I’d prefer to leave those decisions up to the market, which is the most efficient mechanism we have for the exchange of infromation.


Comment from Andre
Time February 27, 2009 at 1:20 pm

Pacific Brands will presumably sell off all plant and equipment in light of this move. If the workers are able to organise themselves and get appropriate financing then they should be allow to compete in the market for these assets. Do you genuinely believe their subsequent operation would be competitive? (I am ignoring their liekly inability to secure intellectual property rights such as the brands, designs etc…)

Comment from Andre
Time February 27, 2009 at 2:58 pm

My presumption that the equipment will stay onshore may be incorrect, if this threat by various unions is based on fact:

Comment from John
Time February 27, 2009 at 4:40 pm


You beat me to it. I am about to write a piece praising the Transport Workers Union for banning shifting any equipment overseas. I haven’t read the reports yet but assume Pacific Brands wanted to take the equipment with them to China etc because they knew that selling it in Australia would get them very little and it was more cost effective moving it overseas. If the TWU is successful in stopping them taking it overseas then the equipment is here for the workers to take over.

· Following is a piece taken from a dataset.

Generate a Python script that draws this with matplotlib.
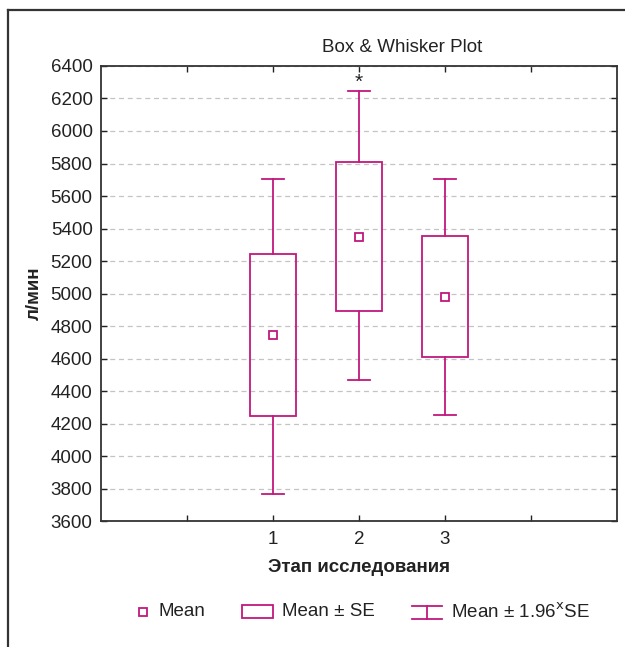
import matplotlib
matplotlib.use("Agg")
import matplotlib.pyplot as plt
from matplotlib.lines import Line2D
from matplotlib.patches import Rectangle

plt.rcParams["font.family"] = ["Liberation Sans", "DejaVu Sans"]

# data
stages = [1, 2, 3]
means = [4745, 5350, 4978]
se_low = [4245, 4890, 4607]
se_high = [5242, 5810, 5354]
ci_low = [3765, 4467, 4250]
ci_high = [5705, 6247, 5705]
star_stage = 2
star_value = 6300
yticks = list(range(3600, 6401, 200))

col = "#C2187E"
txt = "#222222"
fig = plt.figure(figsize=(6.25, 6.47), dpi=100)
ax = fig.add_axes([0.1616, 0.1947, 0.8256, 0.7033])

box_w = 0.53
cap_w = 0.25
for x, m, lo, hi, wlo, whi in zip(stages, means, se_low, se_high, ci_low, ci_high):
    ax.add_patch(Rectangle((x - box_w / 2, lo), box_w, hi - lo,
                           fill=False, edgecolor=col, lw=1.3, zorder=3))
    ax.plot([x, x], [hi, whi], color=col, lw=1.3, zorder=3)
    ax.plot([x, x], [wlo, lo], color=col, lw=1.3, zorder=3)
    ax.plot([x - cap_w / 2, x + cap_w / 2], [whi, whi], color=col, lw=1.3, zorder=3)
    ax.plot([x - cap_w / 2, x + cap_w / 2], [wlo, wlo], color=col, lw=1.3, zorder=3)
    ax.plot(x, m, marker="s", ms=5.5, mfc="white", mec=col, mew=1.3, zorder=4)

ax.text(star_stage, star_value, "*", ha="center", va="center", fontsize=15, color=txt)

ax.set_xlim(-1, 5)
ax.set_ylim(3600, 6400)
ax.set_xticks([0, 1, 2, 3, 4])
ax.set_xticklabels(["", "1", "2", "3", ""])
ax.set_yticks(yticks)
ax.tick_params(direction="in", length=4, width=1, labelsize=13.5, colors=txt,
               top=True, right=True, pad=6)
ax.tick_params(axis="x", pad=7)
ax.yaxis.grid(True, linestyle=(0, (4, 3)), color="#c4c4c4", lw=0.9)
ax.set_axisbelow(True)
for s in ax.spines.values():
    s.set_linewidth(1.3)
    s.set_color("#333333")

fig.text(402 / 625, 1 - 47 / 647, "Box & Whisker Plot", fontsize=13.5, color=txt,
         ha="center", va="center")
ax.set_xlabel("Этап исследования", fontsize=13.5, fontweight="bold", color=txt, labelpad=8)
ax.set_ylabel("л/мин", fontsize=13.5, fontweight="bold", color=txt, labelpad=6)

# outer frame (left and top)
fig.add_artist(Line2D([0.013, 0.013], [0, 0.985], color="#333333", lw=1.6))
fig.add_artist(Line2D([0.013, 1], [0.985, 0.985], color="#333333", lw=1.6))

# legend drawn by hand
ly = 1 - 612 / 647
fig.add_artist(Line2D([143 / 625], [ly], marker="s", ms=5.5, mfc="white", mec=col, mew=1.3))
fig.text(158 / 625, ly, "Mean", fontsize=13.5, va="center", color=txt)
fig.add_artist(Rectangle((242 / 625, ly - 6 / 647), 31 / 625, 13 / 647, fill=False,
                         edgecolor=col, lw=1.3, transform=fig.transFigure))
fig.text(282 / 625, ly, "Mean ± SE", fontsize=13.5, va="center", color=txt)
fig.add_artist(Line2D([412 / 625, 442 / 625], [ly + 6 / 647, ly + 6 / 647], color=col, lw=1.3))
fig.add_artist(Line2D([412 / 625, 442 / 625], [ly - 7 / 647, ly - 7 / 647], color=col, lw=1.3))
fig.add_artist(Line2D([427 / 625, 427 / 625], [ly - 7 / 647, ly + 6 / 647], color=col, lw=1.3))
fig.text(451 / 625, ly, "Mean ± 1.96$^{\\mathrm{x}}$SE", fontsize=13.5, va="center", color=txt)

fig.savefig("out.png", dpi=100)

Another issue. What are the other 7000 PB workers still in jobs here doing? Surely if they walked out that would force PB to keep the other 1850 unless the workers think that PB will threaten them with total closure in Australia if they take action?

But in relation to your main point, I am against wrokers working within bourgeois frameworks like efficiency and so forth when it comes to saving jobs and lives. To my mind a better criteria is satisfying human need rather than profit. In any event the Commonwealth Government runs many ‘inefficient’ industries and pays for them out of the public purse. Re-aligning t6ax policies to tax the rich provides a subsidy to run what you call ‘inefficient’ industries.

Anyway. hopefully I’ll have something on my site by Saturday morning.

Comment from John
Time February 27, 2009 at 4:50 pm


It’s not racist. It just presumes workers can’t run things. I think they can.

Democratic control means workplace democracy (regular meetings, electing representatives to say regional bodies, who then elect people to regional bodies etc, with the right of instant recall and being paid average wages.)

If the choice is between one colour of undies and cheaper quality food, I know what I’d vote for. In any event workers at PB would make that decision themselves if democracy extended to the workplace.

Comment from Jason
Time February 27, 2009 at 7:49 pm

“Do you genuinely believe their subsequent operation would be competitive? (I am ignoring their liekly inability to secure intellectual property rights such as the brands, designs etc…)”

Do you genuinely believe that if the factories were occupied and Bonds products “rebranded” as Aussie products made by an Aussie workers cooperative, that this wouldn’t appeal to Bonds primary customer base, the aussie worker??

As for the legalities, occupation and operation of the factories could be seen as just restitution for the millions in taxpayers assistance Bonds has received (which appears to have been funnelled to Executive pay rises), backed up by legilslation if necessary. Once the debt is repaid, a decision could me made whether the government or workers coop acquires the assets.

As for lack of managment expertise, some middle managers could be retained for this purpose if necessary (I’m talking about those in the $50K to $100K bracket, not the $500K+ corporate swindlers).

Comment from Ash
Time February 27, 2009 at 9:53 pm

I can’t believe you are referring to the great Russian Communist experiment as “State Capitalism”. Many Socialist workers lived boring, insignificant lives forced to produce worthless goods (as you propose) – and would be insulted at called supporting a capitalist society.

Unfortunately your new brand of socialism is fundamentally no different to the other versions and deserves the same flush into history’s sewer.

The real issue at PacBrands is mis-management, and there will be more companies that come to light like this. Let’s ensure the executives are held responsible for their tenure and their bonuses repaid accordingly.

As for repossessing factories – shouldn’t the space and people be better utilised on other activities?
If nobody wants King G pants then let’s retrain the workers to get new jobs making something more highly valued.